Lynne Williamson is standing beside a huge green and gold costume that reaches about 12 feet into the air. She’s director of the Connecticut Cultural Heritage Arts Program at the Institute for Community Research.

"People in Carnival in Trinidad make these amazing, colorful, vibrant, glittery costumes and display them, which is a way of saying they parade with a sort of dance routine."

Under a City of Hartford Jobs Grant, teens from the local West Indian community were paid $8.00 an hour to design and build the pieces under the guidance of a master artist. 

"My name is Junior Miller and I’m the president of the CT International Cultural Carnival Association."

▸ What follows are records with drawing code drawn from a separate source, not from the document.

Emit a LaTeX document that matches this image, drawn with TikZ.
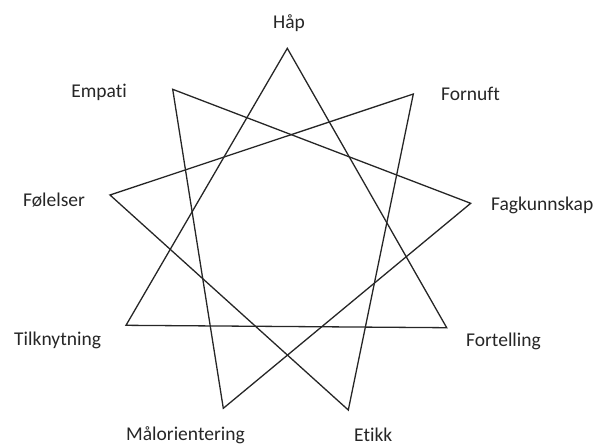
\documentclass[tikz,border=0pt]{standalone}
\usepackage{fontspec}
\setmainfont{Carlito}[Ligatures={NoCommon}]
\begin{document}
\begin{tikzpicture}[x=1pt,y=-1pt,
  starline/.style={line width=1.3pt,draw=black!85,line join=miter},
  lbl/.style={inner sep=0pt,font=\fontsize{19.5}{22}\selectfont,text=black!85}]
\useasboundingbox (0,0) rectangle (602,445);
\coordinate (hap) at (287.3,48.3);
\coordinate (fornuft) at (413.3,94);
\coordinate (fag) at (470.7,203.3);
\coordinate (fort) at (446.7,327.7);
\coordinate (etikk) at (348.3,410);
\coordinate (maal) at (223.3,408.3);
\coordinate (tilk) at (126,325.3);
\coordinate (fol) at (110,195);
\coordinate (emp) at (172.7,89.3);
\draw[starline] (hap) -- (fort) -- (tilk) -- cycle;
\draw[starline] (fornuft) -- (etikk) -- (fol) -- cycle;
\draw[starline] (fag) -- (maal) -- (emp) -- cycle;
\node[lbl,anchor=base] (lhap) at (289,28) {Håp};
\node[lbl,anchor=base west] (lfornuft) at (441,100) {Fornuft};
\node[lbl,anchor=base west] (lfag) at (491,210) {Fagkunnskap};
\node[lbl,anchor=base west] (lfort) at (466,346.5) {Fortelling};
\node[lbl,anchor=base west] (letikk) at (354,441.5) {Etikk};
\node[lbl,anchor=base west] (lmaal) at (126,440) {Målorientering};
\node[lbl,anchor=base west] (ltilk) at (14,345) {Tilknytning};
\node[lbl,anchor=base west] (lfol) at (23,206) {Følelser};
\node[lbl,anchor=base east] (lemp) at (127,97) {Empati};
\end{tikzpicture}
\end{document}
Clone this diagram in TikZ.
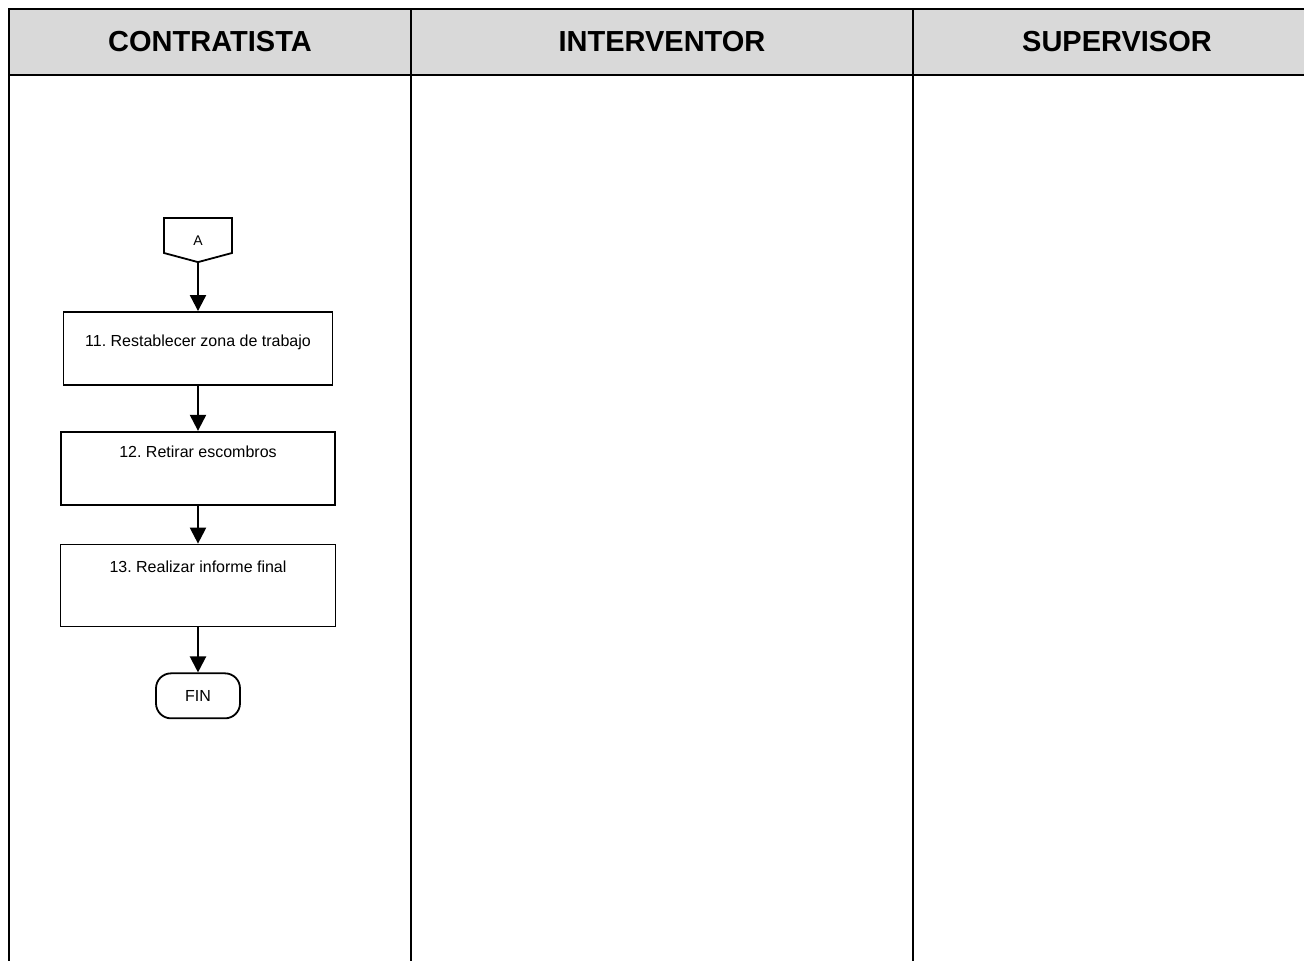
\documentclass[tikz,border=0pt]{standalone}
\usepackage{fontspec}
\setmainfont{Liberation Sans}
\usetikzlibrary{positioning,shapes.symbols,arrows.meta}

\begin{document}
\frenchspacing
\begin{tikzpicture}[x=1pt,y=-1pt,
  carril/.style={line width=2pt},
  titulo/.style={font=\fontsize{29}{34}\selectfont\bfseries},
  proceso/.style={draw, line width=1.8pt, inner sep=0pt, font=\fontsize{16}{19}\selectfont},
  conector/.style={draw, line width=1.8pt, signal, signal to=south, signal pointer angle=150,
    minimum width=68pt, minimum height=35pt, inner sep=0pt, font=\fontsize{14}{16}\selectfont},
  terminal/.style={draw, line width=1.8pt, rounded corners=15pt, minimum width=84pt,
    minimum height=45pt, font=\fontsize{16}{19}\selectfont},
  flecha/.style={-{Triangle[width=16pt,length=16pt]}, line width=2.2pt}]
  \useasboundingbox (0,0) rectangle (1304,961);
  % carriles
  \fill[black!15] (9,9) rectangle (1320,75);
  \draw[carril] (1320,9) -- (9,9) -- (9,970);
  \draw[carril] (9,75) -- (1320,75);
  \draw[carril] (411,9) -- (411,970);
  \draw[carril] (913,9) -- (913,970);
  \node[titulo] (contratista) at (210,42) {CONTRATISTA};
  \node[titulo] (interventor) at (662,42) {INTERVENTOR};
  \node[titulo] (supervisor) at (1117,42) {SUPERVISOR};
  % flujo
  \node[conector, text height=27pt, text depth=8pt] (a) at (198,235.5) {A};
  \node[proceso, minimum width=269pt, text height=35pt, text depth=38pt, below=48pt of a] (restablecer) {11. Restablecer zona de trabajo};
  \node[proceso, minimum width=274pt, text height=26pt, text depth=47pt, below=45pt of restablecer] (retirar) {12. Retirar escombros};
  \node[proceso, minimum width=275pt, text height=28pt, text depth=54pt, below=38pt of retirar] (informe) {13. Realizar informe final};
  \node[terminal, below=45pt of informe] (fin) {FIN};
  \draw[flecha] (a.south) -- (restablecer.north);
  \draw[flecha] (restablecer.south) -- (retirar.north);
  \draw[flecha] (retirar.south) -- (informe.north);
  \draw[flecha] (informe.south) -- (fin.north);
\end{tikzpicture}
\end{document}
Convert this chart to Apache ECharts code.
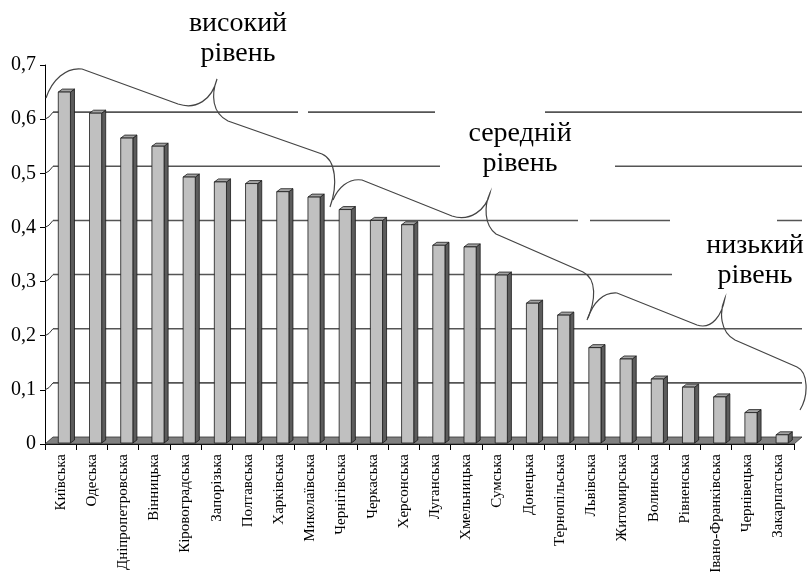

"You had teens working on building these amazing costumes. Where did you find the girls who did this?"

"We recruit them mostly from schools in the Hartford area.  We started out with 16. We wound up with 20."

Miller calls the project “an imagination of the mind”.

"The master artist asked the kids what do you want to do?  The kids came up with they wanted to make something exotic. That’s the word they use. They want to be exotic."

The girls wore their exotic costumes in this year’s West Indian Parade and won first prize. 

Its estimated that the greater Hartford area is home to a West Indian population of about 70,000, making it the 3rd largest West Indian community in the .US. 

For WNPR, I’m Diane Orson.

The exhibit “MAS: Costumes from Hartford’s West Indian Community” runs through October 1st at the Institute for Community Research.